Leaving out every picture, copy the lines of the data exactly, from the first through the line containing "const aYTicks = [0, 10, 20, 30, 40, 50];".
▬▬▬▬▬▬
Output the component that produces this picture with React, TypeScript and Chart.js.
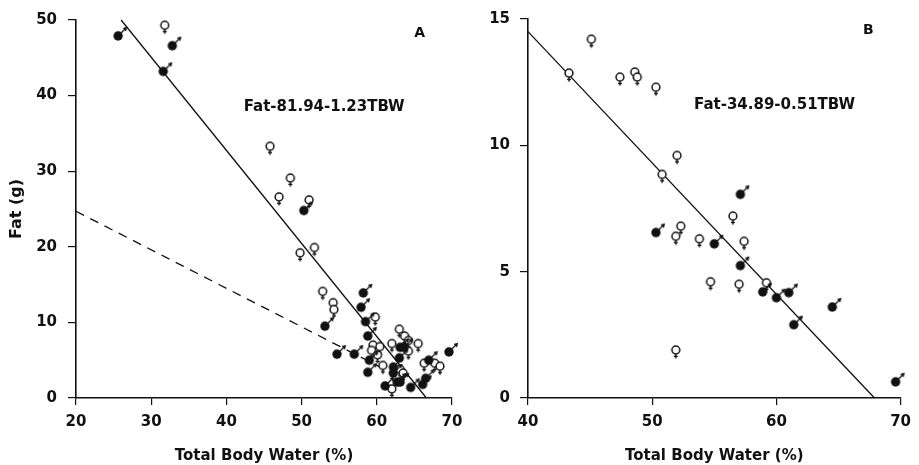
import React, { useEffect, useRef } from "react";
import { Chart, registerables } from "chart.js";

Chart.register(...registerables);

const FONT = "'DejaVu Sans', 'Liberation Sans', sans-serif";
const INK = "#111";

// ---------- Panel A data ----------
const aMaleX = [25.6, 32.8, 31.6, 50.3, 53.1, 58.2, 57.9, 58.5, 58.8, 54.7, 57.0, 59.0, 58.8, 63.1, 63.6, 63.0, 62.2, 62.2, 61.1, 62.7, 63.1, 64.5, 66.1, 66.5, 66.9, 69.6];
const aMaleY = [47.9, 46.6, 43.2, 24.8, 9.5, 13.9, 12.0, 10.1, 8.2, 5.8, 5.8, 5.0, 3.4, 6.7, 6.7, 5.3, 4.1, 3.3, 1.6, 2.1, 2.1, 1.4, 1.8, 2.6, 5.0, 6.1];
const aFemaleX = [31.8, 45.8, 48.5, 47.0, 51.0, 49.8, 51.7, 52.8, 54.2, 54.3, 59.8, 59.5, 59.3, 60.4, 60.1, 60.8, 62.0, 63.0, 63.7, 64.2, 64.2, 65.5, 63.1, 63.5, 62.0, 66.3, 67.7, 68.4];
const aFemaleY = [49.3, 33.3, 29.1, 26.6, 26.2, 19.2, 19.9, 14.1, 12.6, 11.7, 10.7, 7.0, 6.3, 6.8, 5.7, 4.3, 7.2, 9.1, 8.2, 7.6, 6.2, 7.2, 3.8, 3.3, 1.2, 4.6, 4.6, 4.2];
const aFitX = [26.0, 66.6];
const aFitY = [50.0, 0];
const aDashX = [20, 62.0];
const aDashY = [24.7, 3.3];
const aXTicks = [20, 30, 40, 50, 60, 70];
const aYTicks = [0, 10, 20, 30, 40, 50];

// ---------- Panel B data ----------
const bMaleX = [57.1, 50.3, 55.0, 57.1, 58.9, 60.0, 61.0, 64.5, 61.4, 69.6];
const bMaleY = [8.06, 6.55, 6.1, 5.24, 4.2, 3.97, 4.17, 3.6, 2.9, 0.64];
const bFemaleX = [43.3, 45.1, 47.4, 48.6, 48.8, 50.3, 52.0, 50.8, 56.5, 52.3, 51.9, 53.8, 57.4, 54.7, 57.0, 59.2, 51.9];
const bFemaleY = [12.86, 14.2, 12.7, 12.9, 12.7, 12.3, 9.6, 8.85, 7.2, 6.8, 6.4, 6.3, 6.2, 4.6, 4.5, 4.56, 1.9];
const bFitX = [40, 67.9];
const bFitY = [14.5, 0];
const bXTicks = [40, 50, 60, 70];
const bYTicks = [0, 5, 10, 15];

const xTitle = "Total Body Water (%)";
const yTitleA = "Fat (g)";
const eqA = "Fat-81.94-1.23TBW";
const eqB = "Fat-34.89-0.51TBW";

const zip = (xs: number[], ys: number[]) => xs.map((x, i) => ({ x, y: ys[i] }));

function makeMale(): HTMLCanvasElement {
  const c = document.createElement("canvas");
  c.width = 26;
  c.height = 26;
  const g = c.getContext("2d")!;
  g.fillStyle = INK;
  g.strokeStyle = INK;
  g.beginPath();
  g.arc(13, 13, 4.7, 0, Math.PI * 2);
  g.fill();
  g.lineWidth = 1.3;
  g.beginPath();
  g.moveTo(16, 10);
  g.lineTo(20.5, 5.5);
  g.stroke();
  g.beginPath();
  g.moveTo(22.2, 3.8);
  g.lineTo(17.6, 5.0);
  g.lineTo(21.0, 8.4);
  g.closePath();
  g.fill();
  return c;
}

function makeFemale(): HTMLCanvasElement {
  const c = document.createElement("canvas");
  c.width = 26;
  c.height = 26;
  const g = c.getContext("2d")!;
  g.strokeStyle = INK;
  g.fillStyle = "#fff";
  g.lineWidth = 1.5;
  g.beginPath();
  g.arc(13, 13, 3.9, 0, Math.PI * 2);
  g.fill();
  g.stroke();
  g.lineWidth = 1.4;
  g.beginPath();
  g.moveTo(13, 16.8);
  g.lineTo(13, 21.5);
  g.moveTo(11, 19.4);
  g.lineTo(15, 19.4);
  g.stroke();
  return c;
}

type Note = { text: string; x: number; y: number; size: number };

function notesPlugin(notes: Note[]) {
  return {
    id: "notes",
    afterDraw(chart: any) {
      const { ctx, scales } = chart;
      ctx.save();
      ctx.fillStyle = INK;
      ctx.textAlign = "center";
      ctx.textBaseline = "middle";
      for (const n of notes) {
        ctx.font = `bold ${n.size}px ${FONT}`;
        ctx.fillText(n.text, scales.x.getPixelForValue(n.x), scales.y.getPixelForValue(n.y));
      }
      ctx.restore();
    },
  };
}

function axis(min: number, max: number, ticks: number[], opts: any) {
  return {
    type: "linear",
    min,
    max,
    afterBuildTicks: (s: any) => {
      s.ticks = ticks.map((v) => ({ value: v }));
    },
    ticks: {
      color: INK,
      font: { family: FONT, size: 15, weight: "bold" },
      padding: opts.padding,
    },
    grid: {
      drawOnChartArea: false,
      drawTicks: true,
      tickLength: opts.tickLength,
      color: INK,
      lineWidth: 1.2,
    },
    border: { display: true, color: INK, width: 1.6 },
    title: opts.title
      ? {
          display: true,
          text: opts.title,
          color: INK,
          font: { family: FONT, size: opts.titleSize, weight: "bold" },
          padding: opts.titlePadding,
        }
      : { display: false },
    afterFit: opts.afterFit,
  };
}

function Panel(props: { left: number; width: number; build: () => any }) {
  const ref = useRef<HTMLCanvasElement | null>(null);
  useEffect(() => {
    if (!ref.current) return;
    const chart = new Chart(ref.current, props.build());
    return () => chart.destroy();
  }, []);
  return (
    <canvas
      ref={ref}
      width={props.width}
      height={465}
      style={{ position: "absolute", left: props.left, top: 0, width: props.width, height: 465 }}
    />
  );
}

function buildConfig(p: {
  maleX: number[];
  maleY: number[];
  femaleX: number[];
  femaleY: number[];
  lines: { xs: number[]; ys: number[]; dash: number[] }[];
  xMin: number;
  xMax: number;
  yMin: number;
  yMax: number;
  xTicks: number[];
  yTicks: number[];
  yTitle: string | null;
  yWidth: number;
  yPad: number;
  rightPad: number;
  notes: Note[];
}) {
  const male = makeMale();
  const female = makeFemale();
  const lineSets = p.lines.map((l) => ({
    type: "line",
    data: zip(l.xs, l.ys),
    borderColor: INK,
    borderWidth: 1.3,
    borderDash: l.dash,
    pointRadius: 0,
    showLine: true,
    fill: false,
    clip: false,
    order: 3,
  }));
  return {
    type: "scatter",
    data: {
      datasets: [
        ...lineSets,
        {
          data: zip(p.femaleX, p.femaleY),
          pointStyle: female,
          pointRadius: 6,
          clip: false,
          order: 2,
        },
        {
          data: zip(p.maleX, p.maleY),
          pointStyle: male,
          pointRadius: 6,
          clip: false,
          order: 1,
        },
      ],
    },
    options: {
      responsive: false,
      animation: false,
      events: [],
      layout: { padding: { top: 17, right: p.rightPad, left: 0, bottom: 0 } },
      plugins: { legend: { display: false }, tooltip: { enabled: false } },
      scales: {
        x: axis(p.xMin, p.xMax, p.xTicks, {
          padding: 8,
          tickLength: 7,
          title: xTitle,
          titleSize: 15,
          titlePadding: { top: 0, bottom: 0 },
          afterFit: (s: any) => {
            s.height = 67;
          },
        }),
        y: axis(p.yMin, p.yMax, p.yTicks, {
          padding: p.yPad,
          tickLength: 8,
          title: p.yTitle,
          titleSize: 16,
          titlePadding: { top: 7, bottom: 0 },
          afterFit: (s: any) => {
            s.width = p.yWidth;
          },
        }),
      },
    },
    plugins: [notesPlugin(p.notes)],
  };
}

export default function App() {
  return (
    <div style={{ position: "fixed", left: 0, top: 0, width: 919, height: 465, background: "#fff", overflow: "hidden" }}>
      <Panel
        left={0}
        width={475}
        build={() =>
          buildConfig({
            maleX: aMaleX,
            maleY: aMaleY,
            femaleX: aFemaleX,
            femaleY: aFemaleY,
            lines: [
              { xs: aFitX, ys: aFitY, dash: [] },
              { xs: aDashX, ys: aDashY, dash: [9, 7] },
            ],
            xMin: 20,
            xMax: 70,
            yMin: 0,
            yMax: 50,
            xTicks: aXTicks,
            yTicks: aYTicks,
            yTitle: yTitleA,
            yWidth: 76,
            yPad: 11,
            rightPad: 23,
            notes: [
              { text: "A", x: 65.7, y: 48.2, size: 14 },
              { text: eqA, x: 53.0, y: 38.5, size: 15 },
            ],
          })
        }
      />
      <Panel
        left={475}
        width={444}
        build={() =>
          buildConfig({
            maleX: bMaleX,
            maleY: bMaleY,
            femaleX: bFemaleX,
            femaleY: bFemaleY,
            lines: [{ xs: bFitX, ys: bFitY, dash: [] }],
            xMin: 40,
            xMax: 70,
            yMin: 0,
            yMax: 15,
            xTicks: bXTicks,
            yTicks: bYTicks,
            yTitle: null,
            yWidth: 53,
            yPad: 10,
            rightPad: 14,
            notes: [
              { text: "B", x: 67.4, y: 14.56, size: 14 },
              { text: eqB, x: 59.85, y: 11.59, size: 15 },
            ],
          })
        }
      />
    </div>
  );
}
▬▬▬▬▬▬
REPLY TO THE EXERCISE ::
Output the component that produces this picture with React, TypeScript and Chart.js.
import React, { useEffect, useRef } from "react";
import { Chart, registerables } from "chart.js";

Chart.register(...registerables);

const FONT = "'DejaVu Sans', 'Liberation Sans', sans-serif";
const INK = "#111";

// ---------- Panel A data ----------
const aMaleX = [25.6, 32.8, 31.6, 50.3, 53.1, 58.2, 57.9, 58.5, 58.8, 54.7, 57.0, 59.0, 58.8, 63.1, 63.6, 63.0, 62.2, 62.2, 61.1, 62.7, 63.1, 64.5, 66.1, 66.5, 66.9, 69.6];
const aMaleY = [47.9, 46.6, 43.2, 24.8, 9.5, 13.9, 12.0, 10.1, 8.2, 5.8, 5.8, 5.0, 3.4, 6.7, 6.7, 5.3, 4.1, 3.3, 1.6, 2.1, 2.1, 1.4, 1.8, 2.6, 5.0, 6.1];
const aFemaleX = [31.8, 45.8, 48.5, 47.0, 51.0, 49.8, 51.7, 52.8, 54.2, 54.3, 59.8, 59.5, 59.3, 60.4, 60.1, 60.8, 62.0, 63.0, 63.7, 64.2, 64.2, 65.5, 63.1, 63.5, 62.0, 66.3, 67.7, 68.4];
const aFemaleY = [49.3, 33.3, 29.1, 26.6, 26.2, 19.2, 19.9, 14.1, 12.6, 11.7, 10.7, 7.0, 6.3, 6.8, 5.7, 4.3, 7.2, 9.1, 8.2, 7.6, 6.2, 7.2, 3.8, 3.3, 1.2, 4.6, 4.6, 4.2];
const aFitX = [26.0, 66.6];
const aFitY = [50.0, 0];
const aDashX = [20, 62.0];
const aDashY = [24.7, 3.3];
const aXTicks = [20, 30, 40, 50, 60, 70];
const aYTicks = [0, 10, 20, 30, 40, 50];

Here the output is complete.